During the proceedings before the Constitutional Tribunal, the director of the Central Examination Commission argued that the decision-making process on the annulment of a maturity exam has multiple stages. “The problem is that the whole procedure had an internal character. The students did not know that such proceedings were ongoing. Nor did they have the possibility of presenting their own arguments,” says advocate Paweł Osik.

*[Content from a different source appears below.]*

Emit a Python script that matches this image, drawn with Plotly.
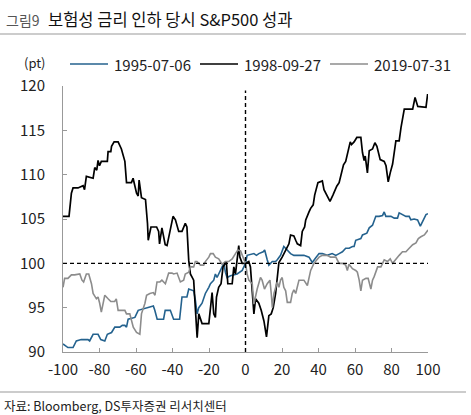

In the proceedings before the Constitutional Tribunal, representatives of the Prosecutor General claimed that the complaints were illegitimate because the students did not exhaust all available legal measures, for example they did not appeal to a civil court. “In our opinion, a civil court is not proper in this matter. In our constitutional complaints, we indicated a violation of the right to a proper court. And actions of administrative organs are controlled by administrative courts. A common court will not void a decision issued by an administrative body,” says advocate Paweł Osik.

The Constitutional Tribunal postponed the trial until 22nd June 2015.

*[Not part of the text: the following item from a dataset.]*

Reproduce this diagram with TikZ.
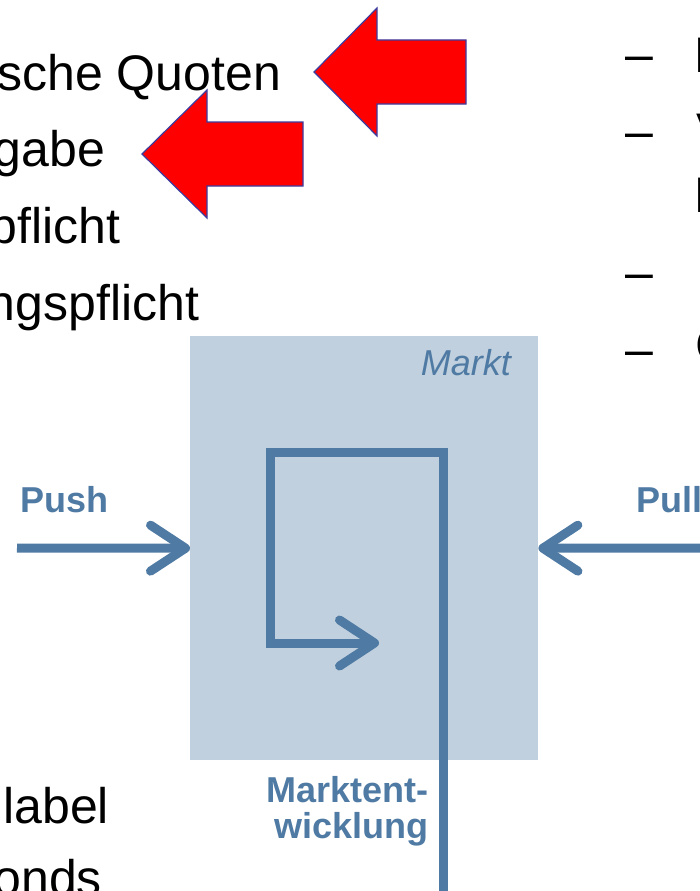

Prosecution’s Problems with Statistics of Incoming Cases

Information published by Dziennik Gazeta Prawna suggests that cases notified to prosecutors’ offices were too often registered in the Ko register instead of the investigative register. The former contains cases notified anonymously, or those which belong to the competences of another prosecutor’s office. This practice was to cover the actual rate of incoming cases and, thus, produce better statistical outcomes for a given prosecutor’s office.

„This situation proves that the problem of how to maintain statistics is noticed even within the prosecution itself. If the Ko register contains over 50 per cent of cases then this is a disquieting signal,” says advocate Paweł Osik. “Appropriate registration of cases has great importance from the perspective of the right to a fair trial and the right to have one’s case heard without undue delay,” he adds.